Records from a dataset
------------

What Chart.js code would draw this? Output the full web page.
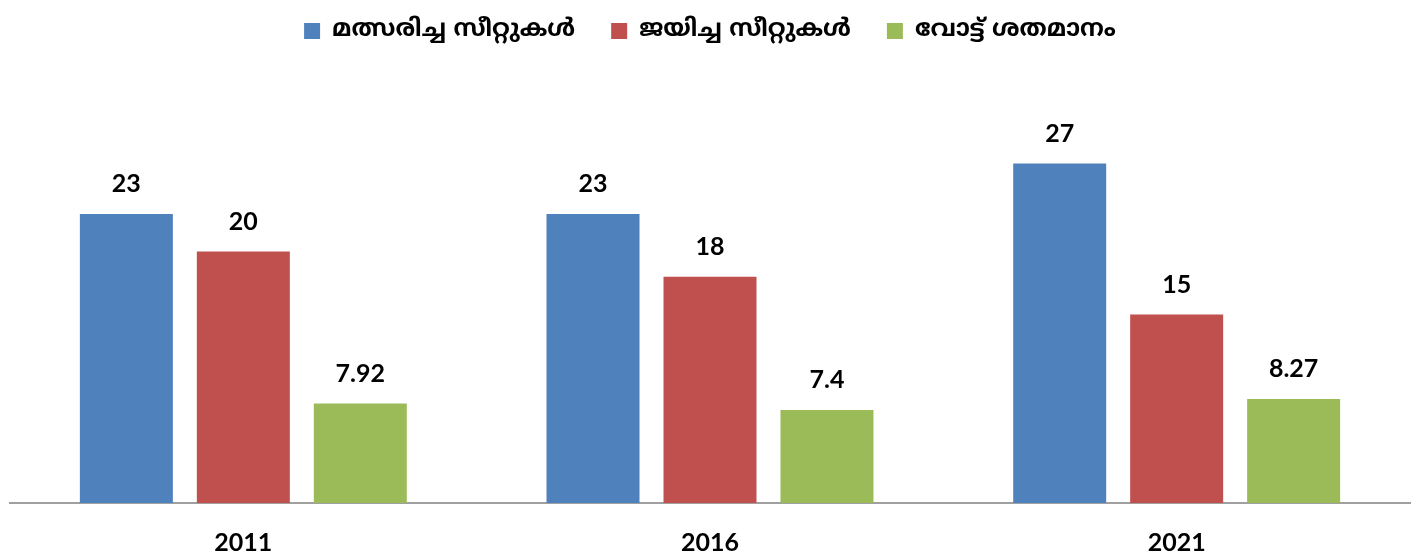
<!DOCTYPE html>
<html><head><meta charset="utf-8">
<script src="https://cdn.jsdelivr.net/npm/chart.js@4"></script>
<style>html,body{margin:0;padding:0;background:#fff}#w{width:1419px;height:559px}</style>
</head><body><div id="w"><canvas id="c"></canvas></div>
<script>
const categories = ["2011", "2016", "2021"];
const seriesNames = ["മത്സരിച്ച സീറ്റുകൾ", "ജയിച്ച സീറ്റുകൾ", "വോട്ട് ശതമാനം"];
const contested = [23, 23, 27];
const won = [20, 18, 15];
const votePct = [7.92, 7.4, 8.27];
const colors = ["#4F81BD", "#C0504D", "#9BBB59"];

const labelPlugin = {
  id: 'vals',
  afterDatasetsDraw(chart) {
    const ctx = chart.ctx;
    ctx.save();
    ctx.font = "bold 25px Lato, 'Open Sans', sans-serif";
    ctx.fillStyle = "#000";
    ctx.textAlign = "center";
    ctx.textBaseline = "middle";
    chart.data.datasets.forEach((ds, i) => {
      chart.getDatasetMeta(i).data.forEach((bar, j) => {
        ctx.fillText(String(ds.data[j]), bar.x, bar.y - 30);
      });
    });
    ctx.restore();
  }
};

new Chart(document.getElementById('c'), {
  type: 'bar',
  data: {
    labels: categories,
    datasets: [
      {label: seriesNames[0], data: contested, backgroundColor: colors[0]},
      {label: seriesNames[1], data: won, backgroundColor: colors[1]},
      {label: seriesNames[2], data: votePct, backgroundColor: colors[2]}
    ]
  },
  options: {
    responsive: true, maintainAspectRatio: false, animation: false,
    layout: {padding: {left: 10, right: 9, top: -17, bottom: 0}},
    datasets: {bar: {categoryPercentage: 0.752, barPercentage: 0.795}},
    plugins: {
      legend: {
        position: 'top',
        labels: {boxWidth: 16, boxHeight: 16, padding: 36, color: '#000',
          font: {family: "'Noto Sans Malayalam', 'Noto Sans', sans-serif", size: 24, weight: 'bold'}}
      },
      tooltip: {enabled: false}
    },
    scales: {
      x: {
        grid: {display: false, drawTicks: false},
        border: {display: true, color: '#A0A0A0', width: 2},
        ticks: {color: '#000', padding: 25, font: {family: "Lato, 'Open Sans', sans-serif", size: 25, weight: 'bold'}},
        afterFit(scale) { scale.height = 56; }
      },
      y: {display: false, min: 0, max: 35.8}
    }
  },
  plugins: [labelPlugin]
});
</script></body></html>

------------

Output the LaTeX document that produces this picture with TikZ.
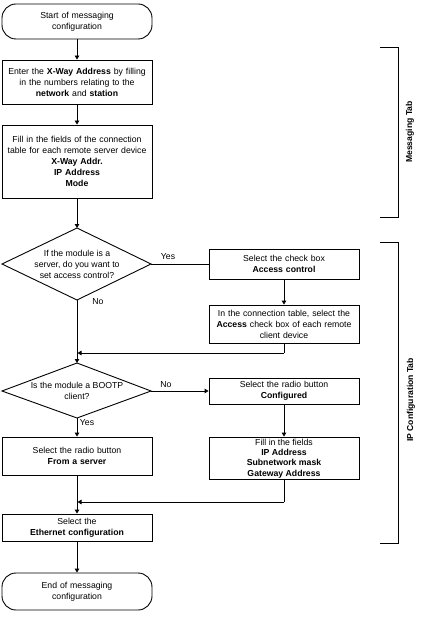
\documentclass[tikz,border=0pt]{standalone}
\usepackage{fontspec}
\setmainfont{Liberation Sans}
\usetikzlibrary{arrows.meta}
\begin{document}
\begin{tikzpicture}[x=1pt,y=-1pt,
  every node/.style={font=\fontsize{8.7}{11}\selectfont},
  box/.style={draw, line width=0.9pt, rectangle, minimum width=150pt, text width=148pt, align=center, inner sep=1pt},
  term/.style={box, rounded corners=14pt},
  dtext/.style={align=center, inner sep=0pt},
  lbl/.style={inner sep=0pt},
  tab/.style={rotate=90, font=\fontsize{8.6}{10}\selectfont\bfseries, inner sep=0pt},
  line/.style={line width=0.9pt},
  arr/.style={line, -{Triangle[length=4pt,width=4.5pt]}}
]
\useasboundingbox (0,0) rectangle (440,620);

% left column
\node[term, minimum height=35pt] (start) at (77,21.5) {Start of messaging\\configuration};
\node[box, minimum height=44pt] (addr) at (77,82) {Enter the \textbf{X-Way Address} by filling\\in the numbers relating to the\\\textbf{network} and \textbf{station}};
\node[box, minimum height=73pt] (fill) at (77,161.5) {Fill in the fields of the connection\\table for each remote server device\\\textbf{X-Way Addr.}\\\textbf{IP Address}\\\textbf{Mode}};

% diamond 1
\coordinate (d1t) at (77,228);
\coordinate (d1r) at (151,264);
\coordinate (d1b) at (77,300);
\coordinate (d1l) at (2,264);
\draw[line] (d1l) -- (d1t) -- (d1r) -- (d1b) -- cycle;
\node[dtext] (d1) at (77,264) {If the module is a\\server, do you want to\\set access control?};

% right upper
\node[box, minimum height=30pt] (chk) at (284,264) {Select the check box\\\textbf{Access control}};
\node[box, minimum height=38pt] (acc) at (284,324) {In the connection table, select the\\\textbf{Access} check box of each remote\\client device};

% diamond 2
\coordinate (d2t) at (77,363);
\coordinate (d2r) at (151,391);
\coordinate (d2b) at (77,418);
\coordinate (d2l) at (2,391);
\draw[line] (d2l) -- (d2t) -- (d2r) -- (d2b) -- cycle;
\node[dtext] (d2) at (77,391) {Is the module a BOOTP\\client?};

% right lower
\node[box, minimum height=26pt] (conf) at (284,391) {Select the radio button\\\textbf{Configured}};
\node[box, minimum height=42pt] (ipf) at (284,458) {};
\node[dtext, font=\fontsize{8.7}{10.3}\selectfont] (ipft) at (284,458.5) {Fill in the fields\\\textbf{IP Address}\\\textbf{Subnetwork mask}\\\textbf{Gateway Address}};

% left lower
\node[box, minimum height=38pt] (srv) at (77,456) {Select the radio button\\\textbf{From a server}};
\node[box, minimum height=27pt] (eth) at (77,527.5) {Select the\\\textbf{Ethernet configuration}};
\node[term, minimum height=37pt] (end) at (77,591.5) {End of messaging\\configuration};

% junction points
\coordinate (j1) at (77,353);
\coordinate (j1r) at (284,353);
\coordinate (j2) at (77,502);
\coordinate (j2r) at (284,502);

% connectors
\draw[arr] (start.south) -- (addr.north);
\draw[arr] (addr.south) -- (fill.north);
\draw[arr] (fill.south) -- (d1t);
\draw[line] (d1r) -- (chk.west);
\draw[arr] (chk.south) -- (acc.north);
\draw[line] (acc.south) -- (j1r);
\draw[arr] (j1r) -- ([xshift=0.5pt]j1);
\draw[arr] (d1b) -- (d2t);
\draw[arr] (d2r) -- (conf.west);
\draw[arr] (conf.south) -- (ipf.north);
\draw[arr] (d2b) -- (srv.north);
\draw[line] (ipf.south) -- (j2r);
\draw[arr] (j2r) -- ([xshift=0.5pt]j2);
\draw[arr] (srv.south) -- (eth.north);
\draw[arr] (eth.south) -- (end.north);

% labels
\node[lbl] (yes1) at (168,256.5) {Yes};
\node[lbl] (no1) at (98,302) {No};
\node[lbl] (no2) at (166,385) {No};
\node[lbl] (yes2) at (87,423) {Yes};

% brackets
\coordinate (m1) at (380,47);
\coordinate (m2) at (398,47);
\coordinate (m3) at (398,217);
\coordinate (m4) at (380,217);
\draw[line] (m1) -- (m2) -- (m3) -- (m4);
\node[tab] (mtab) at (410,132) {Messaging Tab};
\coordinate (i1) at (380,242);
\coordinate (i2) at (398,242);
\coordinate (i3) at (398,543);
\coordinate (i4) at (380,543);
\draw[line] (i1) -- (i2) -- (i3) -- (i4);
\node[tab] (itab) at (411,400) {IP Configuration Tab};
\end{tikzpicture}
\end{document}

------------

Stated problem
Pictures excluded, retype exactly the lines running from the one with "Output the LaTeX" through the one with "(d1) at (77,264)". Include both end lines and nothing more.

Worked answer
Output the LaTeX document that produces this picture with TikZ.
\documentclass[tikz,border=0pt]{standalone}
\usepackage{fontspec}
\setmainfont{Liberation Sans}
\usetikzlibrary{arrows.meta}
\begin{document}
\begin{tikzpicture}[x=1pt,y=-1pt,
  every node/.style={font=\fontsize{8.7}{11}\selectfont},
  box/.style={draw, line width=0.9pt, rectangle, minimum width=150pt, text width=148pt, align=center, inner sep=1pt},
  term/.style={box, rounded corners=14pt},
  dtext/.style={align=center, inner sep=0pt},
  lbl/.style={inner sep=0pt},
  tab/.style={rotate=90, font=\fontsize{8.6}{10}\selectfont\bfseries, inner sep=0pt},
  line/.style={line width=0.9pt},
  arr/.style={line, -{Triangle[length=4pt,width=4.5pt]}}
]
\useasboundingbox (0,0) rectangle (440,620);

% left column
\node[term, minimum height=35pt] (start) at (77,21.5) {Start of messaging\\configuration};
\node[box, minimum height=44pt] (addr) at (77,82) {Enter the \textbf{X-Way Address} by filling\\in the numbers relating to the\\\textbf{network} and \textbf{station}};
\node[box, minimum height=73pt] (fill) at (77,161.5) {Fill in the fields of the connection\\table for each remote server device\\\textbf{X-Way Addr.}\\\textbf{IP Address}\\\textbf{Mode}};

% diamond 1
\coordinate (d1t) at (77,228);
\coordinate (d1r) at (151,264);
\coordinate (d1b) at (77,300);
\coordinate (d1l) at (2,264);
\draw[line] (d1l) -- (d1t) -- (d1r) -- (d1b) -- cycle;
\node[dtext] (d1) at (77,264) {If the module is a\\server, do you want to\\set access control?};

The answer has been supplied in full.